Ces deux propositions ne peuvent pas être vraies en même temps et sous le même rapport. Le "bon sens", le sens commun ne nous aident pas à y voir plus clair, mais au contraire nous enfonce dans l'obscurité et dans la contradiction.

La raison en conclut qu'elle a dû s'appuyer sur des erreurs cachées, mais ne peut pas découvrir ces erreurs parce que tout en raisonnant de façon tout à fait logique, elle outrepasse les limites de l'expérience, elle s'éloigne du monde sensible, empirique.

Il faut admettre que notre capacité de connaître a des limites. La raison fait un usage illégitime des catégories de l'entendement comme la causalité quand elle vise l'inconditionné., la cause des causes, la cause première. Les noumènes (Dieu, la liberté, l'âme, le monde) sont du domaine de la foi et non du savoir : "j'ai borné le savoir pour faire une place à la foi", dit Kant. On peut croire en Dieu, mais on ne peut pas prouver son existence.

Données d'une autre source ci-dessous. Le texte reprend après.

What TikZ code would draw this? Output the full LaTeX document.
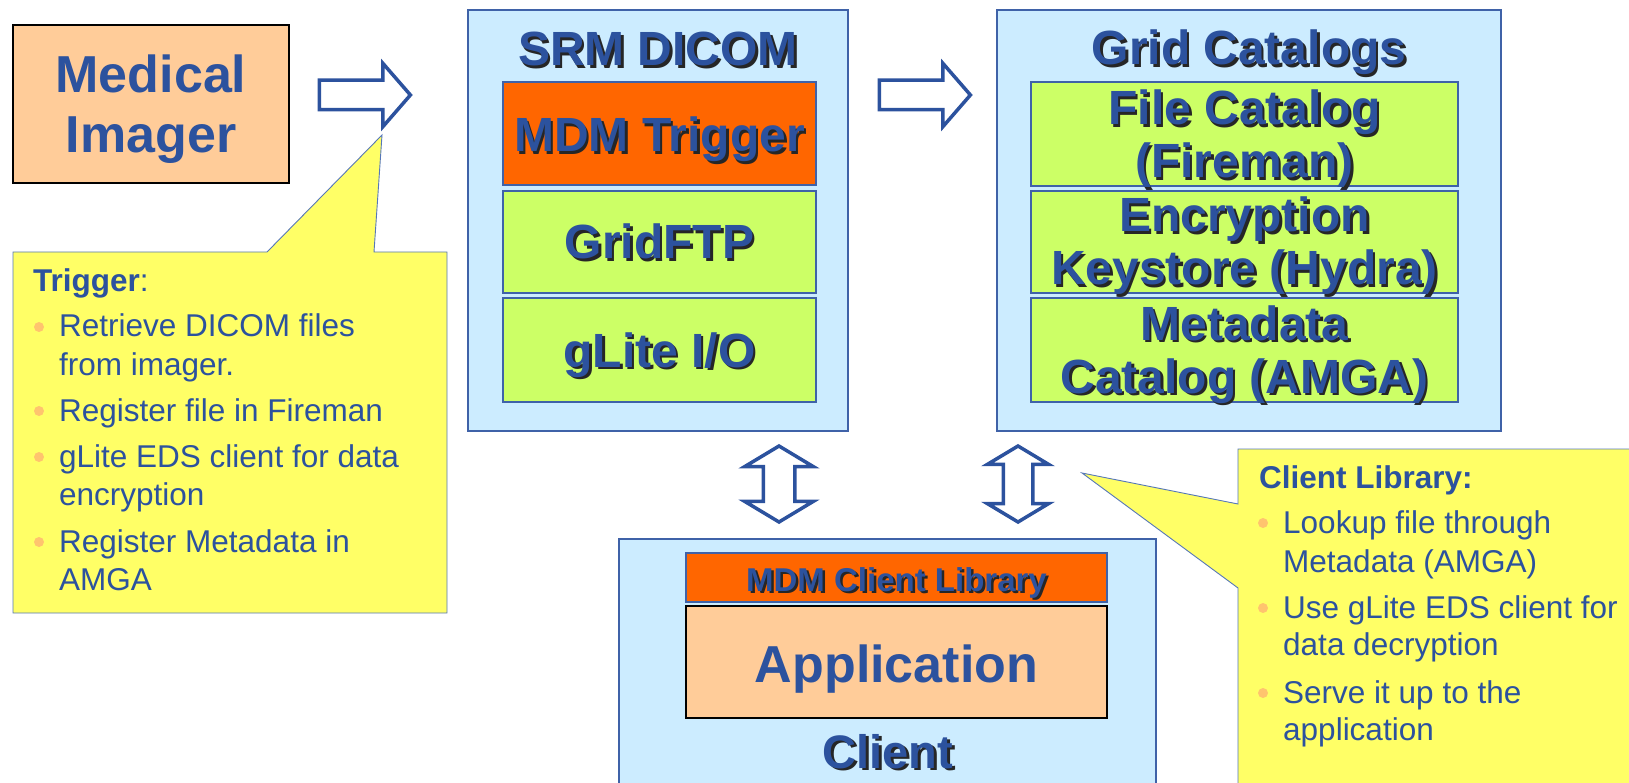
\documentclass[tikz,border=0pt]{standalone}
\usepackage{fontspec}
\setmainfont{Liberation Sans}
\usepackage{tikz}
\usetikzlibrary{positioning}
\usetikzlibrary{shapes.arrows}

\definecolor{textblue}{HTML}{2C529E}
\definecolor{boxline}{HTML}{3F62A8}
\definecolor{paleblue}{HTML}{CCECFF}
\definecolor{layergreen}{HTML}{CCFF66}
\definecolor{hotorange}{HTML}{FF6600}
\definecolor{peach}{HTML}{FFCC99}
\definecolor{noteyellow}{HTML}{FFFF66}
\definecolor{noteline}{HTML}{5677B8}
\definecolor{bulletc}{HTML}{FFC46E}

% text with a dark drop shadow
\newcommand{\sh}[1]{\leavevmode\rlap{\kern2.5pt\raisebox{-2.5pt}{\textcolor{black!85}{#1}}}#1}

\begin{document}
\begin{tikzpicture}
[
x=1pt, y=-1pt,
panel-a/.style={draw=boxline, fill=paleblue, line width=1.6pt, inner sep=0, outer sep=0},
layer-a/.style={draw=boxline, fill=layergreen, line width=1.4pt, inner sep=0, outer sep=0},
hot-a/.style={draw=boxline, fill=hotorange, line width=1.4pt, inner sep=0, outer sep=0},
peach-a/.style={draw=black, fill=peach, line width=1.6pt, inner sep=0, outer sep=0},
note-a/.style={draw=noteline, fill=noteyellow, line width=0.9pt},
title-a/.style={text=textblue, inner sep=0, anchor=base, font=\bfseries\fontsize{48}{50}\selectfont},
big-a/.style={text=textblue, inner sep=0, anchor=base, font=\bfseries\fontsize{52}{54}\selectfont},
body-a/.style={text=textblue, inner sep=0, anchor=base west, font=\fontsize{31.5}{36}\selectfont},
dot-a/.style={circle, fill=bulletc, minimum size=10, inner sep=0},
fat-arrow/.style={single arrow, draw=textblue, fill=white, line width=3.5pt,
  minimum height=91, minimum width=60, inner xsep=0, inner ysep=13,
  single arrow head extend=17, single arrow tip angle=98},
fat-double/.style={double arrow, draw=textblue, fill=white, line width=3.5pt,
  rotate=90, minimum height=76, inner xsep=0, double arrow tip angle=118},
]
\clip (0,0) rectangle (1629,783);

% source
\node (imager) [peach-a, minimum width=276, minimum height=158] at (151,104) {};
\node (im1) [big-a] at (151,93)  {Medical};
\node (im2) [big-a] at (151,153) {Imager};

% SRM DICOM
\node (srm)     [panel-a, minimum width=380, minimum height=421] at (658,220.5) {};
\node (srmt)    [title-a] at (658,66) {\sh{SRM DICOM}};
\node (mdmtrig) [hot-a,   minimum width=313, minimum height=103] at (659.5,133.5) {};
\node (gridftp) [layer-a, minimum width=313, minimum height=102, below = 6pt of mdmtrig] {};
\node (glite)   [layer-a, minimum width=313, minimum height=104, below = 5pt of gridftp] {};
\node (mdmt)    [title-a] at (659.5,152) {\sh{MDM Trigger}};
\node (ftpt)    [title-a] at (659.5,259) {\sh{GridFTP}};
\node (glt)     [title-a] at (659.5,367) {\sh{gLite I/O}};

% Grid Catalogs
\node (grid)     [panel-a, minimum width=504, minimum height=421] at (1249,220.5) {};
\node (gridt)    [title-a] at (1249,65) {\sh{Grid Catalogs}};
\node (filecat)  [layer-a, minimum width=427, minimum height=104] at (1244.5,134) {};
\node (keystore) [layer-a, minimum width=427, minimum height=102, below = 5pt of filecat] {};
\node (metacat)  [layer-a, minimum width=427, minimum height=104, below = 5pt of keystore] {};
\node (fc1) [title-a] at (1244.5,125) {\sh{File Catalog}};
\node (fc2) [title-a] at (1244.5,178) {\sh{(Fireman)}};
\node (ks1) [title-a] at (1244.5,232) {\sh{Encryption}};
\node (ks2) [title-a] at (1244.5,285) {\sh{Keystore (Hydra)}};
\node (mc1) [title-a] at (1244.5,340) {\sh{Metadata}};
\node (mc2) [title-a] at (1244.5,393) {\sh{Catalog (AMGA)}};

% Client
\node (client)    [panel-a, minimum width=537, minimum height=256] at (887.5,667) {};
\node (clientlib) [hot-a, minimum width=421, minimum height=49] at (896.5,577.5) {};
\node (app)       [peach-a, minimum width=421, minimum height=112, below = 4pt of clientlib] {};
\node (libt) [title-a, font=\bfseries\fontsize{33}{35}\selectfont] at (896.5,591) {\sh{MDM Client Library}};
\node (appt) [big-a] at (896.5,682) {Application};
\node (clt)  [title-a, font=\bfseries\fontsize{47}{49}\selectfont] at (888,768) {\sh{Client}};

% block arrows
\node (arr1) [fat-arrow] at (358.5,95) {};
\node (arr2) [fat-arrow] at (918.5,95) {};
\node (dbl1) [fat-double, minimum width=65, inner ysep=14, double arrow head extend=18.5] at (779,484) {};
\node (dbl2) [fat-double, minimum width=58, inner ysep=13, double arrow head extend=16] at (1018,484) {};

% trigger note
\coordinate (tipT) at (382,135);
\filldraw [note-a] (13,252) -- (267,252) -- (tipT) -- (374,252) -- (447,252)
  -- (447,613) -- (13,613) -- cycle;
\node (th) [body-a] at (33,292) {\textbf{Trigger}:};
\node (d1) [dot-a] at (39,327) {};
\node (t1) [body-a] at (59,337) {Retrieve DICOM files};
\node (t2) [body-a] at (59,375) {from imager.};
\node (d2) [dot-a] at (39,411) {};
\node (t3) [body-a] at (59,421) {Register file in Fireman};
\node (d3) [dot-a] at (39,457) {};
\node (t4) [body-a] at (59,467) {gLite EDS client for data};
\node (t5) [body-a] at (59,505) {encryption};
\node (d4) [dot-a] at (39,542) {};
\node (t6) [body-a] at (59,552) {Register Metadata in};
\node (t7) [body-a] at (59,590) {AMGA};

% client library note
\coordinate (tipC) at (1082,473);
\filldraw [note-a] (1238,504) -- (1238,449) -- (1645,449) -- (1645,800)
  -- (1238,800) -- (1238,588) -- (tipC) -- cycle;
\node (ch) [body-a] at (1259,488) {\textbf{Client Library:}};
\node (e1) [dot-a] at (1263,523) {};
\node (c1) [body-a] at (1283,533) {Lookup file through};
\node (c2) [body-a] at (1283,572) {Metadata (AMGA)};
\node (e2) [dot-a] at (1263,608) {};
\node (c3) [body-a] at (1283,618) {Use gLite EDS client for};
\node (c4) [body-a] at (1283,655) {data decryption};
\node (e3) [dot-a] at (1263,693) {};
\node (c5) [body-a] at (1283,703) {Serve it up to the};
\node (c6) [body-a] at (1283,740) {application};
\end{tikzpicture}
\end{document}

Comme le dit Bertrand Vergely (De l'utilité de la philosophie, p. 111-112), "La philosophie a commencé avec la quête d'une sagesse, c'est-à-dire d'une attitude à avoir dans la vie. Tous les philosophes n'ont cependant pas été des maîtres de sagesse. Aspirés par la tentation du savoir, ils ont parfois oublié la sagesse au profit de la science. Aussi Kant a-t-il pris le soin de rappeler que les questions métaphysiques que l'homme se pose n'ont de solution que pratique. S'il est contradictoire de vouloir prouver Dieu ou l'immortalité de l'âme par la raison, il est en revanche nécessaire de les postuler pour guider la vie pratique. Et ce, parce qu'il nous est indispensable de supposer une perfection afin de nous parfaire nous-mêmes."